Incident data can help measure this, and help prompt teams to take proactive steps when readiness decreases.

Recent experience is readiness #

As the best preparation for incidents is practice, you can measure readiness by tracking how many of your team have responded to different types of incident over time.

Taking an example of this measured over the last 12 months for the incident.io team:

Last year of operational readiness of the incident.io team

This chart shows how many people have led incidents, been assigned specific roles in those incidents, or just responded to incidents within the last 35 days.

By using a 35 day window to capture recency, we can use this measurement to track who is ready to take on a similar role should an incident happen now. It's great at uncovering periods when even very experienced responders have managed to avoid an incident for some time and might need retraining, or showing a decrease when tenured responders leave the company.

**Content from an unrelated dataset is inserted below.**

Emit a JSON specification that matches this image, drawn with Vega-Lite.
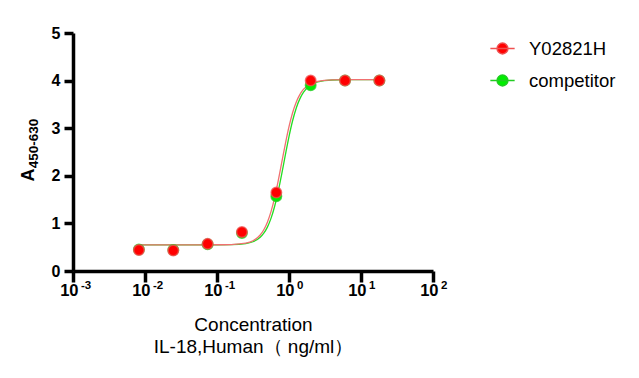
{
  "$schema": "https://vega.github.io/schema/vega-lite/v6.json",
  "autosize": "none",
  "width": 360,
  "height": 238,
  "padding": {"left": 73, "top": 33, "right": 206, "bottom": 107},
  "background": "white",
  "config": {
    "view": {"stroke": null},
    "font": "Liberation Sans"
  },
  "datasets": {
    "pts": [
      {"series": "Y02821H", "x": 0.00823, "y": 0.44},
      {"series": "Y02821H", "x": 0.0247, "y": 0.43},
      {"series": "Y02821H", "x": 0.0741, "y": 0.57},
      {"series": "Y02821H", "x": 0.222, "y": 0.82},
      {"series": "Y02821H", "x": 0.667, "y": 1.65},
      {"series": "Y02821H", "x": 2.0, "y": 4.0},
      {"series": "Y02821H", "x": 6.0, "y": 4.0},
      {"series": "Y02821H", "x": 18.0, "y": 4.0},
      {"series": "competitor", "x": 0.00823, "y": 0.45},
      {"series": "competitor", "x": 0.0247, "y": 0.44},
      {"series": "competitor", "x": 0.0741, "y": 0.56},
      {"series": "competitor", "x": 0.222, "y": 0.8},
      {"series": "competitor", "x": 0.667, "y": 1.57},
      {"series": "competitor", "x": 2.0, "y": 3.9},
      {"series": "competitor", "x": 6.0, "y": 4.0},
      {"series": "competitor", "x": 18.0, "y": 4.0}
    ],
    "curves": [
      {"series": "Y02821H", "x": 0.00823, "y": 0.55},
      {"series": "Y02821H", "x": 0.0316, "y": 0.55},
      {"series": "Y02821H", "x": 0.1, "y": 0.551},
      {"series": "Y02821H", "x": 0.1585, "y": 0.556},
      {"series": "Y02821H", "x": 0.2512, "y": 0.584},
      {"series": "Y02821H", "x": 0.3162, "y": 0.635},
      {"series": "Y02821H", "x": 0.3981, "y": 0.756},
      {"series": "Y02821H", "x": 0.4467, "y": 0.866},
      {"series": "Y02821H", "x": 0.5012, "y": 1.025},
      {"series": "Y02821H", "x": 0.5623, "y": 1.247},
      {"series": "Y02821H", "x": 0.631, "y": 1.538},
      {"series": "Y02821H", "x": 0.7079, "y": 1.892},
      {"series": "Y02821H", "x": 0.7943, "y": 2.285},
      {"series": "Y02821H", "x": 0.8913, "y": 2.677},
      {"series": "Y02821H", "x": 1.0, "y": 3.032},
      {"series": "Y02821H", "x": 1.122, "y": 3.324},
      {"series": "Y02821H", "x": 1.259, "y": 3.545},
      {"series": "Y02821H", "x": 1.413, "y": 3.705},
      {"series": "Y02821H", "x": 1.585, "y": 3.814},
      {"series": "Y02821H", "x": 1.995, "y": 3.935},
      {"series": "Y02821H", "x": 2.512, "y": 3.986},
      {"series": "Y02821H", "x": 3.981, "y": 4.014},
      {"series": "Y02821H", "x": 6.31, "y": 4.019},
      {"series": "Y02821H", "x": 18.2, "y": 4.02},
      {"series": "competitor", "x": 0.00823, "y": 0.55},
      {"series": "competitor", "x": 0.0316, "y": 0.55},
      {"series": "competitor", "x": 0.1, "y": 0.551},
      {"series": "competitor", "x": 0.1585, "y": 0.554},
      {"series": "competitor", "x": 0.2512, "y": 0.576},
      {"series": "competitor", "x": 0.3162, "y": 0.615},
      {"series": "competitor", "x": 0.3981, "y": 0.708},
      {"series": "competitor", "x": 0.4467, "y": 0.795},
      {"series": "competitor", "x": 0.5012, "y": 0.922},
      {"series": "competitor", "x": 0.5623, "y": 1.105},
      {"series": "competitor", "x": 0.631, "y": 1.355},
      {"series": "competitor", "x": 0.7079, "y": 1.673},
      {"series": "competitor", "x": 0.7943, "y": 2.047},
      {"series": "competitor", "x": 0.8913, "y": 2.444},
      {"series": "competitor", "x": 1.0, "y": 2.825},
      {"series": "competitor", "x": 1.122, "y": 3.157},
      {"series": "competitor", "x": 1.259, "y": 3.42},
      {"series": "competitor", "x": 1.413, "y": 3.616},
      {"series": "competitor", "x": 1.585, "y": 3.753},
      {"series": "competitor", "x": 1.995, "y": 3.909},
      {"series": "competitor", "x": 2.512, "y": 3.975},
      {"series": "competitor", "x": 3.981, "y": 4.013},
      {"series": "competitor", "x": 6.31, "y": 4.019},
      {"series": "competitor", "x": 18.2, "y": 4.02}
    ]
  },
  "resolve": {"scale": {"x": "independent", "y": "independent"}, "axis": {"x": "independent", "y": "independent"}},
  "layer": [
    {
      "data": {"name": "curves"},
      "transform": [{"filter": "datum.series === 'competitor'"}],
      "mark": {"type": "line", "color": "#22DD22", "strokeWidth": 1.3, "interpolate": "monotone"},
      "encoding": {
        "x": {
          "field": "x", "type": "quantitative",
          "scale": {"type": "log", "domain": [0.001, 100], "nice": false},
          "axis": {
            "orient": "bottom",
            "values": [0.001, 0.01, 0.1, 1, 10, 100],
            "labels": false,
            "title": ["Concentration", "IL-18,Human（ ng/ml）"],
            "titleFontSize": 19, "titleFontWeight": "normal", "titleColor": "black",
            "titlePadding": 32, "titleLineHeight": 22,
            "domainColor": "black", "domainWidth": 3.5, "tickColor": "black", "tickWidth": 3.5, "tickSize": 11,
            "grid": false
          }
        },
        "y": {
          "field": "y", "type": "quantitative",
          "scale": {"domain": [0, 5], "nice": false},
          "axis": {
            "orient": "left",
            "values": [0, 1, 2, 3, 4, 5],
            "title": "A",
            "titleFontSize": 18, "titleFontWeight": "bold", "titleColor": "black",
            "titleAngle": -90, "titleAlign": "center", "titleBaseline": "middle",
            "titleX": -44.5, "titleY": 141.5,
            "labelFontSize": 16, "labelFontWeight": "bold", "labelColor": "black",
            "labelPadding": 4,
            "domainColor": "black", "domainWidth": 3.5, "tickColor": "black", "tickWidth": 3.5, "tickSize": 9,
            "grid": false
          }
        }
      }
    },
    {
      "data": {"name": "curves"},
      "transform": [{"filter": "datum.series === 'Y02821H'"}],
      "mark": {"type": "line", "color": "#F07070", "strokeWidth": 1.3, "interpolate": "monotone"},
      "encoding": {
        "x": {
          "field": "x", "type": "quantitative",
          "scale": {"type": "log", "domain": [0.001, 100], "nice": false},
          "axis": null
        },
        "y": {
          "field": "y", "type": "quantitative",
          "scale": {"domain": [0, 5], "nice": false},
          "axis": {
            "orient": "left",
            "values": [0, 1, 2, 3, 4, 5],
            "labels": false,
            "title": "450-630",
            "titleFontSize": 13.5, "titleFontWeight": "bold", "titleColor": "black",
            "titleAngle": -90, "titleAlign": "center", "titleBaseline": "middle",
            "titleX": -40, "titleY": 110,
            "domain": false, "tickColor": "transparent", "tickSize": 9,
            "grid": false
          }
        }
      }
    },
    {
      "data": {"name": "pts"},
      "mark": {"type": "point", "opacity": 0},
      "encoding": {
        "x": {
          "field": "x", "type": "quantitative",
          "scale": {"type": "log", "domain": [0.001, 100], "nice": false, "range": [5, 365]},
          "axis": {
            "orient": "bottom",
            "values": [0.001, 0.01, 0.1, 1, 10, 100],
            "labelExpr": "'10'",
            "labelAlign": "right",
            "title": null,
            "labelFontSize": 16.5, "labelFontWeight": "bold", "labelColor": "black",
            "labelPadding": 0,
            "domain": false, "tickColor": "transparent", "tickWidth": 3.5, "tickSize": 11,
            "grid": false, "labelFlush": false, "labelOverlap": false
          }
        },
        "y": {"field": "y", "type": "quantitative", "scale": {"domain": [0, 5], "nice": false}, "axis": null}
      }
    },
    {
      "data": {"name": "pts"},
      "mark": {"type": "point", "opacity": 0},
      "encoding": {
        "x": {
          "field": "x", "type": "quantitative",
          "scale": {"type": "log", "domain": [0.001, 100], "nice": false, "range": [7.5, 367.5]},
          "axis": {
            "orient": "bottom",
            "values": [0.001, 0.01, 0.1, 1, 10, 100],
            "labelExpr": "{'0.001':'-3','0.01':'-2','0.1':'-1','1':'0','10':'1','100':'2'}[format(datum.value, '')]",
            "labelAlign": "left",
            "title": null,
            "labelFontSize": 11.5, "labelFontWeight": "bold", "labelColor": "black",
            "labelPadding": -3,
            "domain": false, "tickColor": "transparent", "tickWidth": 3.5, "tickSize": 11,
            "grid": false, "labelFlush": false, "labelOverlap": false
          }
        },
        "y": {"field": "y", "type": "quantitative", "scale": {"domain": [0, 5], "nice": false}, "axis": null}
      }
    },
    {
      "data": {"name": "pts"},
      "mark": {"type": "point", "shape": "circle", "filled": true, "size": 110, "strokeWidth": 1.5, "strokeOpacity": 0.75, "fillOpacity": 1},
      "encoding": {
        "x": {"field": "x", "type": "quantitative", "scale": {"type": "log", "domain": [0.001, 100], "nice": false}, "axis": null},
        "y": {"field": "y", "type": "quantitative", "scale": {"domain": [0, 5], "nice": false}, "axis": null},
        "order": {"field": "series", "sort": "descending"},
        "fill": {
          "field": "series", "type": "nominal",
          "scale": {"domain": ["Y02821H", "competitor"], "range": ["#FF0000", "#00EE00"]},
          "legend": {
            "title": null, "orient": "none", "legendX": 415, "legendY": 1,
            "symbolType": "M-0.9,0H0.9M-0.4,0A0.4,0.4 0 1 1 0.4,0A0.4,0.4 0 1 1 -0.4,0Z",
            "symbolSize": 729, "symbolStrokeWidth": 1.5,
            "labelFontSize": 18.5, "labelColor": "black", "labelOffset": 12,
            "rowPadding": 8
          }
        },
        "stroke": {
          "field": "series", "type": "nominal",
          "scale": {"domain": ["Y02821H", "competitor"], "range": ["#F05050", "#22CC22"]},
          "legend": {
            "title": null, "orient": "none", "legendX": 415, "legendY": 1,
            "symbolType": "M-0.9,0H0.9M-0.4,0A0.4,0.4 0 1 1 0.4,0A0.4,0.4 0 1 1 -0.4,0Z",
            "symbolSize": 729, "symbolStrokeWidth": 1.5,
            "labelFontSize": 18.5, "labelColor": "black", "labelOffset": 12,
            "rowPadding": 8
          }
        }
      }
    }
  ]
}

Other than a dip around Christmas due to a decrease in incidents, our numbers look quite healthy. We have about five people with recent experience of leading incidents in the last few months, which – for our team of 15 engineers – means we'll always have someone working who knows how to follow our processes.

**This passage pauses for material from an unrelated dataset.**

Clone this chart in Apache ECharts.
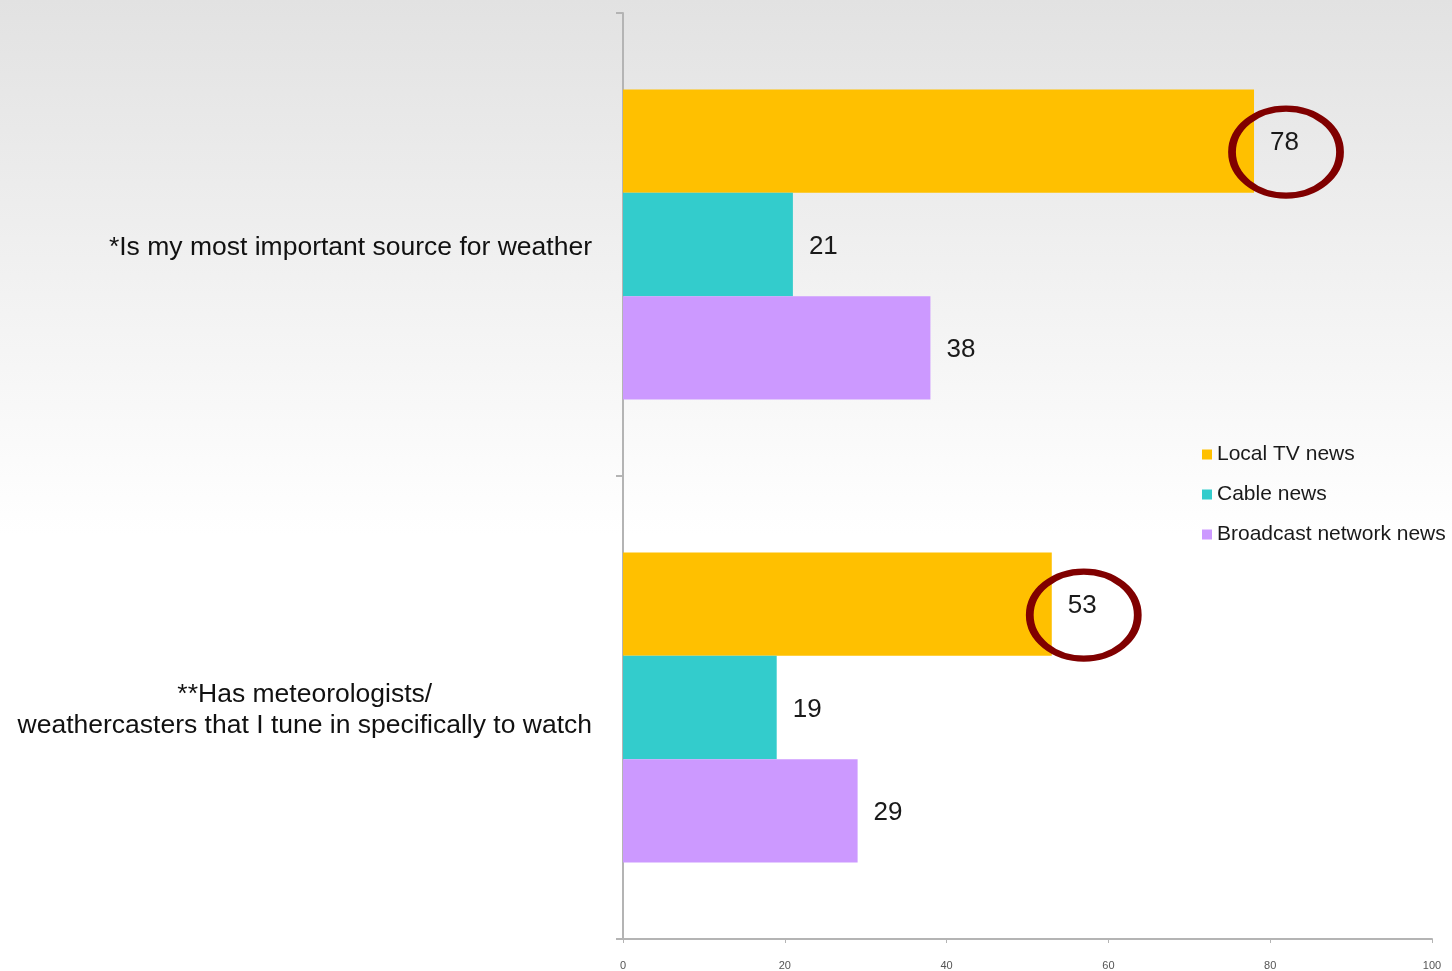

But this isn't the whole story: it's easy to have a broad range of people who deal with typical incidents, and much harder to ensure a variety of people lead the more serious incidents.

Let's filter this for incidents where severity is Major and above, and focus on those who've lead incidents:

Last year of incident leads for Major+ incidents

Despite us 4x'ing the team over the last year, the number of people responding to serious incidents is remaining the same. That implies we're not effectively growing the number of people who can deal with those incidents, which is a concern for us.

Proactive steps #

Now the numbers have shown only a small group of people have experience solving major incidents, we can take proactive action to improve the situation.

At incident.io, that means we've scheduled some Game Days where we'll simulate technical issues in our staging environments, responding just as we normally would for a real incident but using a test incident type. We'll make sure anyone without recent experience of major incidents participates in these drills, increasing the number of people trained to respond when the next incident appears.

Proactive training is a great way to reduce risk when tenured employees leave teams, or before launching new products.